Para peneliti kemudian mengelompokkan sumber ke dalam lima kategori, yaitu situs yang dikenal untuk berbagi pseudosains dan teori konspirasi, situs berita, media sosial, dan Youtube (yang diberi kategori sendiri karena banyaknya tautan), dan terakhir, situs komersial yang berkaitan dengan obat-obatan dan kesehatan.
Profil milik antivaksin jauh lebih sering membagikan tautan ke video Youtube dan ke situs yang diketahui menyebarkan berita palsu dan teori konspirasi.

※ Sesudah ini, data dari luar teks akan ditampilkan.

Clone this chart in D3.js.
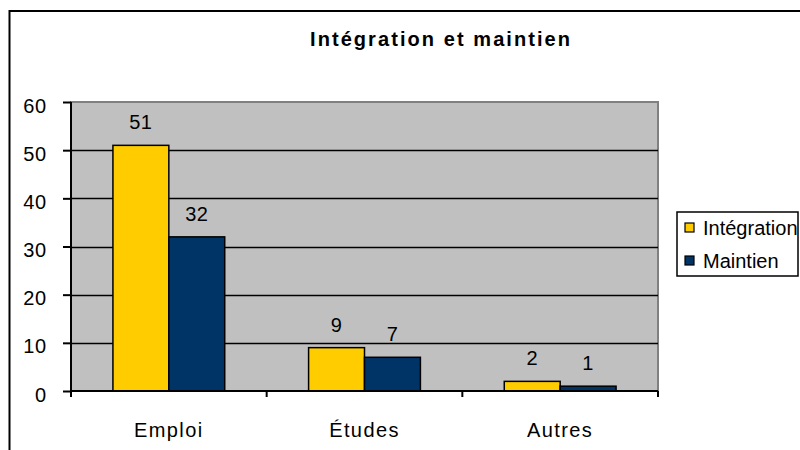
<!DOCTYPE html>
<html>
<head>
<meta charset="utf-8">
<script src="https://cdn.jsdelivr.net/npm/d3@7"></script>
<style>
  body { margin: 0; background: #fff; }
  svg text { font-family: "Liberation Sans", Arial, sans-serif; fill: #000; }
</style>
</head>
<body>
<script>
// data
let categories = ["Emploi", "Études", "Autres"];
let seriesNames = ["Intégration", "Maintien"];
let integration = [51, 9, 2];
let maintien = [32, 7, 1];
let yTicks = [0, 10, 20, 30, 40, 50, 60];

let colors = ["#FFCC00", "#003366"];

let w = 800, h = 450;
let plot = {left: 71, right: 658, top: 102, bottom: 391};

let svg = d3.select("body").append("svg")
  .attr("width", w)
  .attr("height", h);

// outer chart frame (runs off the right and bottom of the picture)
svg.append("rect")
  .attr("x", 9.5).attr("y", 11)
  .attr("width", 820).attr("height", 460)
  .attr("fill", "#fff")
  .attr("stroke", "#000")
  .attr("stroke-width", 2);

let x0 = d3.scaleBand()
  .domain(categories)
  .range([plot.left, plot.right]);

let x1 = d3.scaleBand()
  .domain(seriesNames)
  .range([0, x0.bandwidth()])
  .paddingOuter(0.75);

let y = d3.scaleLinear()
  .domain([0, 60])
  .range([plot.bottom, plot.top]);

// plot background
svg.append("rect")
  .attr("x", plot.left).attr("y", plot.top)
  .attr("width", plot.right - plot.left)
  .attr("height", plot.bottom - plot.top)
  .attr("fill", "#C0C0C0")
  .attr("stroke", "#808080")
  .attr("stroke-width", 2);

// gridlines
svg.append("g")
  .selectAll("line")
  .data(yTicks.filter(d => d > 0 && d < 60))
  .enter().append("line")
  .attr("x1", plot.left).attr("x2", plot.right)
  .attr("y1", d => Math.round(y(d)) + 0.5)
  .attr("y2", d => Math.round(y(d)) + 0.5)
  .attr("stroke", "#000")
  .attr("stroke-width", 1.5);

// bars
let rows = categories.map((c, i) => ({cat: c, vals: [integration[i], maintien[i]]}));

let groups = svg.append("g")
  .selectAll("g")
  .data(rows)
  .enter().append("g")
  .attr("transform", d => "translate(" + x0(d.cat) + ",0)");

groups.selectAll("rect")
  .data(d => d.vals.map((v, k) => ({name: seriesNames[k], v: v, k: k})))
  .enter().append("rect")
  .attr("x", d => x1(d.name))
  .attr("y", d => y(d.v))
  .attr("width", x1.bandwidth())
  .attr("height", d => y(0) - y(d.v))
  .attr("fill", d => colors[d.k])
  .attr("stroke", "#000")
  .attr("stroke-width", 1.5);

groups.selectAll("text")
  .data(d => d.vals.map((v, k) => ({name: seriesNames[k], v: v})))
  .enter().append("text")
  .attr("x", d => x1(d.name) + x1.bandwidth() / 2)
  .attr("y", d => y(d.v) - 16)
  .attr("text-anchor", "middle")
  .attr("font-size", 20)
  .attr("letter-spacing", 0.5)
  .text(d => d.v);

// y axis
let yAxis = d3.axisLeft(y)
  .tickValues(yTicks)
  .tickSize(8)
  .tickPadding(16)
  .tickFormat(d3.format("d"));

let gy = svg.append("g")
  .attr("transform", "translate(" + plot.left + ",0)")
  .call(yAxis);
gy.select(".domain").attr("stroke", "#000").attr("stroke-width", 2)
  .attr("d", "M0," + plot.top + "V" + (plot.bottom + 6));
gy.selectAll(".tick line").attr("stroke", "#000").attr("stroke-width", 2);
gy.selectAll(".tick text")
  .attr("font-size", 20)
  .attr("letter-spacing", 0.8)
  .attr("font-family", "Liberation Sans, Arial, sans-serif")
  .attr("dy", "0.5em");

// x axis: ticks at the category boundaries
let gx = svg.append("g")
  .attr("transform", "translate(0," + plot.bottom + ")");
gx.append("line")
  .attr("x1", plot.left).attr("x2", plot.right)
  .attr("stroke", "#000").attr("stroke-width", 2);
gx.selectAll(".bound")
  .data(categories)
  .enter().append("line")
  .attr("class", "bound")
  .attr("x1", d => x0(d) + x0.bandwidth())
  .attr("x2", d => x0(d) + x0.bandwidth())
  .attr("y1", 0).attr("y2", 6)
  .attr("stroke", "#000").attr("stroke-width", 2);
gx.selectAll(".cat")
  .data(categories)
  .enter().append("text")
  .attr("class", "cat")
  .attr("x", d => x0(d) + x0.bandwidth() / 2)
  .attr("y", 46)
  .attr("text-anchor", "middle")
  .attr("font-size", 20)
  .attr("letter-spacing", 1.4)
  .text(d => d);

// title
svg.append("text")
  .attr("x", 440).attr("y", 46)
  .attr("text-anchor", "middle")
  .attr("font-size", 20)
  .attr("font-weight", "bold")
  .attr("textLength", 260)
  .attr("lengthAdjust", "spacing")
  .text("Intégration et maintien");

// legend (text is clipped by the box, as in the original)
let legW = 121, legH = 64;
svg.append("clipPath").attr("id", "legclip")
  .append("rect").attr("width", legW).attr("height", legH);

let lg = svg.append("g").attr("transform", "translate(677,212)");
lg.append("rect")
  .attr("x", 0).attr("y", 0)
  .attr("width", legW).attr("height", legH)
  .attr("fill", "#fff");

let items = lg.append("g")
  .attr("clip-path", "url(#legclip)")
  .selectAll(".item")
  .data(seriesNames)
  .enter().append("g")
  .attr("class", "item")
  .attr("transform", (d, i) => "translate(0," + (i * 33) + ")");
items.append("rect")
  .attr("x", 8).attr("y", 11)
  .attr("width", 9).attr("height", 9)
  .attr("fill", (d, i) => colors[i])
  .attr("stroke", "#000")
  .attr("stroke-width", 1.2);
items.append("text")
  .attr("x", 26).attr("y", 23)
  .attr("font-size", 20)
  .text(d => d);

lg.append("rect")
  .attr("x", 0).attr("y", 0)
  .attr("width", legW).attr("height", legH)
  .attr("fill", "none")
  .attr("stroke", "#000")
  .attr("stroke-width", 1.5);
</script>
</body>
</html>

Penelitian ini mengonfirmasi efek ruang gema, yang mempersulit pendukung dan penentang vaksin untuk mendiskusikan pandangan satu sama lain di internet. Ini karena algoritma media sosial memastikan bahwa orang cenderung berinteraksi dengan orang lain yang pendapatnya selaras dengan pendapat mereka sendiri.
”Faktanya, kami menemukan bahwa sumber informasi, yang diekspos orang di jejaring sosial mereka sangat bergantung pada sikap mereka sendiri terhadap vaksin,” kata Bjarke Mønsted.

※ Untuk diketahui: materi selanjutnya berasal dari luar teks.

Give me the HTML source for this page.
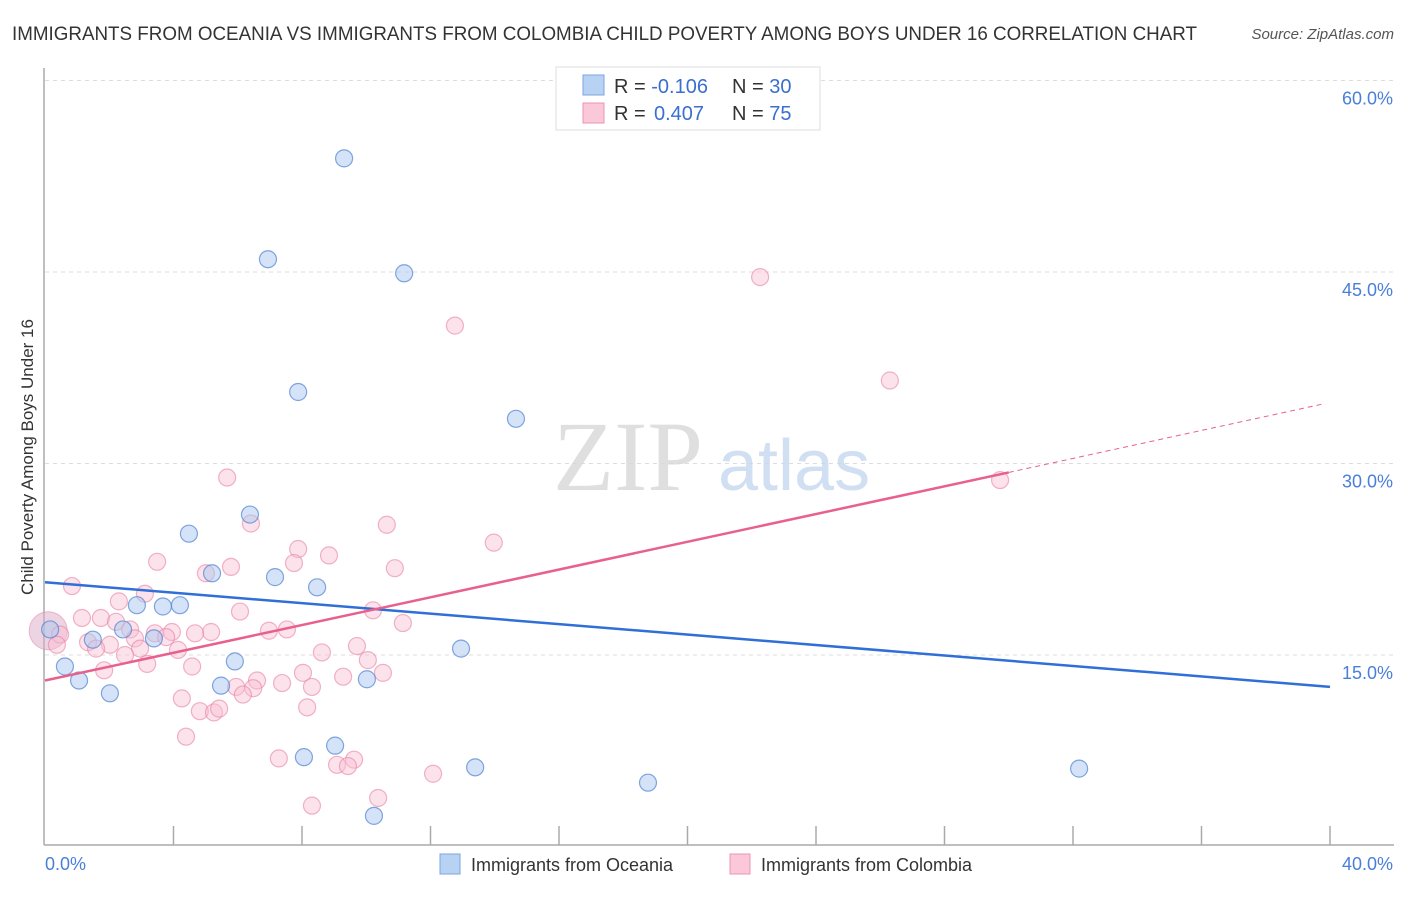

Youtube telah menyatakan mereka bakal menghapus video dan beberapa pengguna terkenal yang salah mengklaim bahwa vaksin Covid-19 berbahaya. Raksasa berbagi video Youtube juga telah melarang posting yang menyebarkan mitos palsu seputar perawatan virus korona, termasuk yang membagikan klaim tidak akurat tentang vaksin Covid-19.
”Kami terus melihat klaim palsu tentang vaksin virus korona menyebar ke informasi yang salah tentang vaksin secara umum,” kata Youtube dalam sebuah pernyataan pada 29 September 2021.
Youtube mengklaim telah menghapus lebih dari 130.000 video dalam setahun terakhir karena melanggar kebijakan vaksin Covid-19. Kebijakan vaksin Covid-19 ini mengacu pada vaksin yang disetujui dan dikonfirmasi aman dan efektif oleh otoritas kesehatan setempat dan Organisasi Kesehatan Dunia (WHO).
Sebelumnya, investigasi AFP juga menemukan bahwa sejumlah selebritas media sosial menjalankan perusahaan luas berdasarkan aktivisme antivaksin, meremehkan masker dan pengujian, serta menyangkal bahwa Covid-19 itu nyata. Bahkan, ada seorang dokter osteopathic berbasis di Florida menjadi penyebar misinformasi daring virus korona yang paling berpengaruh.
Sekalipun data menunjukkan bahwa Youtube menjadi rujukan banyak penolak vaksin, Mønsted dan Lehmann menyatakan, tanggung jawab untuk melawan informasi keliru ini tidak hanya terletak pada raksasa teknologi ini, tetapi juga media massa arus utama.
”Penelitian dengan jelas menunjukkan bahwa memerangi misinformasi adalah tanggung jawab bersama. Adalah penting bahwa outlet media massa tidak menciptakan ’keseimbangan yang salah’ dengan memberi argumen yang sama, atau bahkan lebih, dan memberi waktu tayang untuk antivaksin yang tidak didukung oleh literatur ilmiah. Media tidak boleh menggambarkan informasi medis dan informasi yang salah sebagai pandangan yang setara,” kata Bjarke Mønsted.
Lehmann juga berharap metode baru yang ia dan Bjarke Mønsted kembangkan dan gunakan untuk menganalisis miliaran cuitan atau tweet ini dapat memberikan pemahaman yang lebih baik tentang diskusi vaksin selama pandemi dan di masa depan.